What Was Intended: The RL agent winds up suggesting helpful exercise routines, cheering the user on, etc.
As I understand it, in this post…
You ARE investigating a dichotomy of “reward-seeking” (1) versus “not reward seeking” (2 & 3).
You’re NOT investigating the dichotomy of “bad outcome” (1 & 2) versus “good outcome” (3).
Correct?
If so, cool, I’m not criticizing that, I think both dichotomies are well worth studying and understanding. I’m just trying to make sure everyone is on the same page about how this post fits into the broader context of the alignment problem.
Mhh… I don’t think (1) vs (2 & 3) is something I was aiming to distinguish.
I would say behaviorally 3 is perfectly consistent with a reward-seeker.
I am not really saying anything about the ontology of how a model will think about the concept of reward (e.g. “What does the grader want?”, “What will update my weights?”, “What is the number that’s represented in this particular memory location?”). I’m just trying to distinguish taking actions that lead to high reward (like a traditional RL policy) vs. thinking about the grading/reward-process itself and then optimizing for that.
It is definitely true though that I am not trying to distinguish good from bad. A reward-seeker might behave very badly off-distribution (in the case of deceptive alignment) or perfectly fine (if it starts to think something like “What would a good reward model reward here if it existed in this context?”).
OK, I’m very confused now. You suggest a distinction between
(A) “taking actions that lead to high reward (like a traditional RL policy)” vs.
(B) “thinking about the grading/reward-process itself and then optimizing for that”.
It seems like there are two distinctions here, that actually fill out a 2×2 square, but that you’re blurring together:
The distinction between foresighted planning versus the absence of foresighted planning,
The distinction between an AI that treats the “grading/reward-process itself” as a part of the environment to be optimized versus an AI that acts as if the “grading/reward-process itself” is fixed and exogenous.
I claim these fill out a 2×2 square. E.g.:
Foresight + grading/reward in the environment: E.g. my “wireheading” example (1) above, involving a foresighted and carefully-planned treacherous turn
Foresight + grading/reward is exogenous: E.g. my “specification gaming” example (2) above, involving a foresighted and carefully-planned treacherous turn
Not-foresight + grading/reward in the environment: E.g. Policy-optimization RL leads to a policy that wireheads a little bit randomly, which leads to a policy that wireheads more, and more etc., until it generalizes that behavior into reliably setting reward very high and preventing anyone from changing it.
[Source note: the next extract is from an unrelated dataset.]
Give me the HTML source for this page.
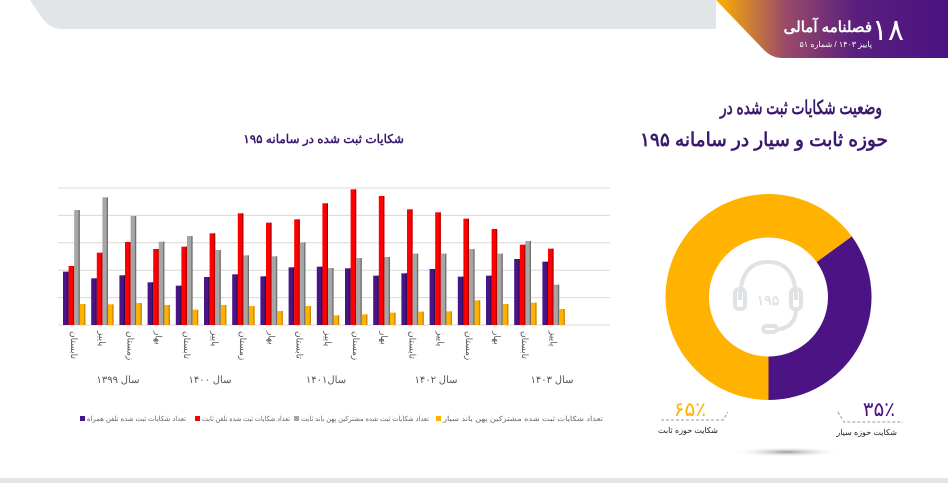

Not-foresight + grading/reward is exogenous: E.g. Policy-optimization RL leads to a policy that specification-games a little bit randomly, which leads to a policy that specification-games more, and more etc., until it’s reliably credibly threatening the person to do cardio training on pain of death.
Whereas you seem to be lumping them together: (A) = foresight + grading/reward in the environment, (B) = Not-foresight + grading/reward is exogenous. Right? Or if I’m misunderstanding, can you clarify?
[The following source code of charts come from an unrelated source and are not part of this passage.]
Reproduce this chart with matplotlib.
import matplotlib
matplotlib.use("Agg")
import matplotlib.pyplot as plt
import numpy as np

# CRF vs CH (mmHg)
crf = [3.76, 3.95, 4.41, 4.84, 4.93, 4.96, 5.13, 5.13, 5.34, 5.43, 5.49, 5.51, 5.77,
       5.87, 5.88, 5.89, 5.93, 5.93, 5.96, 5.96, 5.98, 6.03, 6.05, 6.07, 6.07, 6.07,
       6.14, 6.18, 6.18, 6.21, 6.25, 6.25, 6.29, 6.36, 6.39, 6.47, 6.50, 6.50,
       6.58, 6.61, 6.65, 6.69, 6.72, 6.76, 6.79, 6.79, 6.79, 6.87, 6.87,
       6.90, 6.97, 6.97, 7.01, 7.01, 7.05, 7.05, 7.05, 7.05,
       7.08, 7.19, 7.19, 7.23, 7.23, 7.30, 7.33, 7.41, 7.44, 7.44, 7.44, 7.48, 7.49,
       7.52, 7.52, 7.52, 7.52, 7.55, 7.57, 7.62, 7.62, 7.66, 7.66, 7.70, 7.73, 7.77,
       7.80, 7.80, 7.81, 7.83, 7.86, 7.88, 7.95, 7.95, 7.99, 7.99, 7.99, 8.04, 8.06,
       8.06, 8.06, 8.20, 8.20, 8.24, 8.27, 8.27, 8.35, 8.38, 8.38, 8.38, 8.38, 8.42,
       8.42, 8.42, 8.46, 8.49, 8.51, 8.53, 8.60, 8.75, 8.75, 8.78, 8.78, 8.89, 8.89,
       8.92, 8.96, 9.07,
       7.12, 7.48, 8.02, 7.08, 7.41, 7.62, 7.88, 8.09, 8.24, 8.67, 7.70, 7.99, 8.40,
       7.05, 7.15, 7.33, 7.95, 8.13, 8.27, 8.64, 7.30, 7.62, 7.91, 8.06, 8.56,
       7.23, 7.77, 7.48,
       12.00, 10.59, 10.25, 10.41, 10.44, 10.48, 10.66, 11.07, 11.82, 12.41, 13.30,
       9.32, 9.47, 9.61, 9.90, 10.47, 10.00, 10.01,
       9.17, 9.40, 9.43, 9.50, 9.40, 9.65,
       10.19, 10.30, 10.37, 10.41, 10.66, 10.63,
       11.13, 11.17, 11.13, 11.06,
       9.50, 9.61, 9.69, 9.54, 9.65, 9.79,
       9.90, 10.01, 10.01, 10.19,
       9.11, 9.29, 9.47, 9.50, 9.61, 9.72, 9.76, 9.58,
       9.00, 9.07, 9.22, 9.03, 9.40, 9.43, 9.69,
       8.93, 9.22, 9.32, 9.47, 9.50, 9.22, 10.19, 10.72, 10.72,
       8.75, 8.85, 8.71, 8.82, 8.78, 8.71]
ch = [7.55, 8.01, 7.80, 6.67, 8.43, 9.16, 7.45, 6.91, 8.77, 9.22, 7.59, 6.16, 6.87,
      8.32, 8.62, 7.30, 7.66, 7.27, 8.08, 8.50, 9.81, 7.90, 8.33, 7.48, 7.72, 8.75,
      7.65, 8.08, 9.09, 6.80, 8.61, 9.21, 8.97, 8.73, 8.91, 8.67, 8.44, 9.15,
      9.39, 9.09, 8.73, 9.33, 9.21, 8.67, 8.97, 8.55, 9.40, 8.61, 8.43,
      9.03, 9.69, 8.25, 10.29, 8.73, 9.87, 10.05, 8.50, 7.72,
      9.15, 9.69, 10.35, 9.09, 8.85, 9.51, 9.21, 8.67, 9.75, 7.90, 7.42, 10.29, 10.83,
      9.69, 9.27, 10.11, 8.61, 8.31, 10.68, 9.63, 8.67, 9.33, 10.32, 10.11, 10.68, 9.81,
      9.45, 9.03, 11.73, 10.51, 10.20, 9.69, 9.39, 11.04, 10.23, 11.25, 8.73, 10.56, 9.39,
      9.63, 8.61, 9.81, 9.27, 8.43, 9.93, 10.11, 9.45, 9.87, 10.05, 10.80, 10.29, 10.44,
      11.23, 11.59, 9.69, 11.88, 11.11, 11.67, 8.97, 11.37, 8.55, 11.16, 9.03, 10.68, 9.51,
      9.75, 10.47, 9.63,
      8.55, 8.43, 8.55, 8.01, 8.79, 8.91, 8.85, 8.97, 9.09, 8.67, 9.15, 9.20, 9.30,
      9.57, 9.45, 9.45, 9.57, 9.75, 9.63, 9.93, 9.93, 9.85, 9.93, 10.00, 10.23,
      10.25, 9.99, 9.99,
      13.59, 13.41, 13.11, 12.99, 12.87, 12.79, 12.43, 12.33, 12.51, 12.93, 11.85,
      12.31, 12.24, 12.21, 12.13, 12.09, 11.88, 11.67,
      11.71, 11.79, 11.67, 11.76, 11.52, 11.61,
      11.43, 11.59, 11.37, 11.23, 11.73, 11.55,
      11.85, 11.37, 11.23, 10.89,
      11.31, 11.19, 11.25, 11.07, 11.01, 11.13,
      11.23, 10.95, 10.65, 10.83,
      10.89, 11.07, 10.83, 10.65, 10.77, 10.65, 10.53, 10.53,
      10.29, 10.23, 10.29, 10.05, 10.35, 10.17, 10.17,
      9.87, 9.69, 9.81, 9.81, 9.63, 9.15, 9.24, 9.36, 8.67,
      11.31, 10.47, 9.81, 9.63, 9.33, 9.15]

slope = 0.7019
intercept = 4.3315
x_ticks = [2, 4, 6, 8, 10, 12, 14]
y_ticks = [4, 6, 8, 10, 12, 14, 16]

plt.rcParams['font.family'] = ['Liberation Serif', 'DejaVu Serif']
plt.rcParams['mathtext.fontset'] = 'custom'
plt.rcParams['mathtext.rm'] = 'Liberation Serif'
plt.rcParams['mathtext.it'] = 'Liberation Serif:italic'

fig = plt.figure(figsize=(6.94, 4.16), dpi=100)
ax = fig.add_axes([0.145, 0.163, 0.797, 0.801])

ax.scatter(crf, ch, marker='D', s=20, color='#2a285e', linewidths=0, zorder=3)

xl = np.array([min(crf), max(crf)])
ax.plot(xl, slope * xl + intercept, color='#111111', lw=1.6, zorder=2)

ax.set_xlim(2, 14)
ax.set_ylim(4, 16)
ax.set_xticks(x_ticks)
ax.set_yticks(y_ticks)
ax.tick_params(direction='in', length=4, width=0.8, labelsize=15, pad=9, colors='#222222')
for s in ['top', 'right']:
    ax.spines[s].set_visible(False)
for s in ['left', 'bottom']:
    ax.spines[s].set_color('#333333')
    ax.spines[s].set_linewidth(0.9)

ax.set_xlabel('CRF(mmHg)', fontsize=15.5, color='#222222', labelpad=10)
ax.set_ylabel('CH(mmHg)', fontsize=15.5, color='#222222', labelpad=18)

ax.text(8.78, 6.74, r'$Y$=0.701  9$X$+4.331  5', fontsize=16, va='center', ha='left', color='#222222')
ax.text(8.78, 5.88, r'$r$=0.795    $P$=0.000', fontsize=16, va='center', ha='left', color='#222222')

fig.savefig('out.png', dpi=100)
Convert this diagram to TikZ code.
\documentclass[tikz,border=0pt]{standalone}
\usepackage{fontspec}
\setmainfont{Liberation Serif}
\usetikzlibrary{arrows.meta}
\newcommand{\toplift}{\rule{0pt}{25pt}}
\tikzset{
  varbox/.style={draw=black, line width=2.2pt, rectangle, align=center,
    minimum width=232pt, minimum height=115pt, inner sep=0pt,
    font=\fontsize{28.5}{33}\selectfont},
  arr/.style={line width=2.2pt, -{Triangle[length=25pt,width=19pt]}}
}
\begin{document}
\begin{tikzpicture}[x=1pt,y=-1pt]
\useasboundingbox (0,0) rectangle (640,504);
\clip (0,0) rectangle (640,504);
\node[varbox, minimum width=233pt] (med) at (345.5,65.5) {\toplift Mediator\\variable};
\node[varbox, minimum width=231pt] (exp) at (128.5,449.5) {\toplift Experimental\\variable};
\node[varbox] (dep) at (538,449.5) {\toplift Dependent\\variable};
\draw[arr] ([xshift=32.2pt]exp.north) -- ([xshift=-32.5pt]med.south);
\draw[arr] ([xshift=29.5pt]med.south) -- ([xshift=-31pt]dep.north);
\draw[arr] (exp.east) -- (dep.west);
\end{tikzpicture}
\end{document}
Nice writeup! My main takeaway is that reward-seeking offers a path of least resistance (i.e. efficient gradient updates) if it transfers better than the local skills are learnable. Towards establishing an “exact science” of alignment, maybe a bound can be found between $\alpha^{(z)}$ and $C^{(x,y)}$?
As far as treatment options, it seems to me that the reward-seeking behavior doesn’t arrive necessarily, rather it is the easiest sufficient meta-heuristic that leads to higher reward. This probably occurs when the reward function is conditioned on the result only, so a band-aid fix would be to reward responses that are “on task” or not meta-gaming the environments.